First, the Hebrew Bible refers to homosexuality as toevah, a word the King James Bible mistranslates as “abomination.” The word appears 103 times in the Hebrew Bible, and always in the context of forbidding Jews from participating in the religious practices of their non-Jewish neighbors. Leviticus 18:22 refers to certain Canaanite religious practices, and not homosexuality per se.
Second, you are accusing God of the sin of omission. St. James wrote, “Anyone who knows the good that should be done and deliberately doesn’t do it, sins,” (James 4:17). If God knows murder is wrong and does nothing to stop it, God has sinned. And if God’s inaction means that God wanted to see these people murdered, you are accusing God of complicity in their murder. In either case, you have to ask yourself why you want to believe in an immoral and evil God?
How would I know if my religion promotes the kind of hate that filled Omar Mateen?

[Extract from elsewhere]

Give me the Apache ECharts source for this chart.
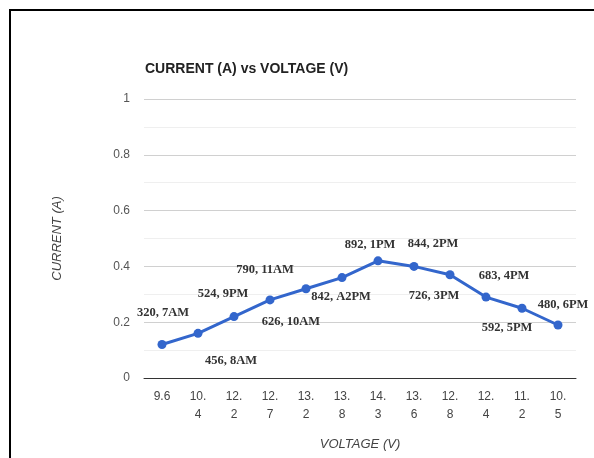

Ask yourself four questions: 1) Does my religion divide people into winners and losers: the Chosen and the not chosen, the saved and the damned, the believer and the infidel, high caste and low, etc.? 2) Does my religion demonize the “other”? 3) Does my religion blame the “other” for the state of the economy, or for natural disasters such as droughts and hurricanes? 4) Does my religion oppose the full enfranchisement of all people? If you answered, “yes” to these questions, your religion may indeed foster hate.
What can we do to help end the hate that gives us people like Omar Mateen?
I suggest we take our cue from the Department of Homeland Security: See something, say something. Whenever you see your religion violating the Golden Rule and doing unto others what is hateful to you, say something—call it out, free yourself from the worldview of us against them, and work with others to defend and expand the worldview of all of us together.
Omar Mateen’s father said, “God himself will punish those involved in homosexuality. This is not for the servants of God.” I’m not a Muslim, but I agree with him. Killing homosexuals in this world is wrong, it is up to God to punish them in the world to come. Believing this way is part of the solution, don’t you think?
On the contrary, it is part of the problem. Believing that God will take vengeance on those you hate does nothing to eliminate hate; in fact it sanctions it. The Gods people believe in reflect the ideas people cherish including any violent fantasies aimed at “sinners.” Our beliefs tell us nothing about God and everything about the believer. Theology is psychology projected into the supernatural. In this way we avoid having to subject our shadow side and evil impulses from rational inquiry and moral challenge. And without this challenge there is no limit to the horror we can celebrate as holy.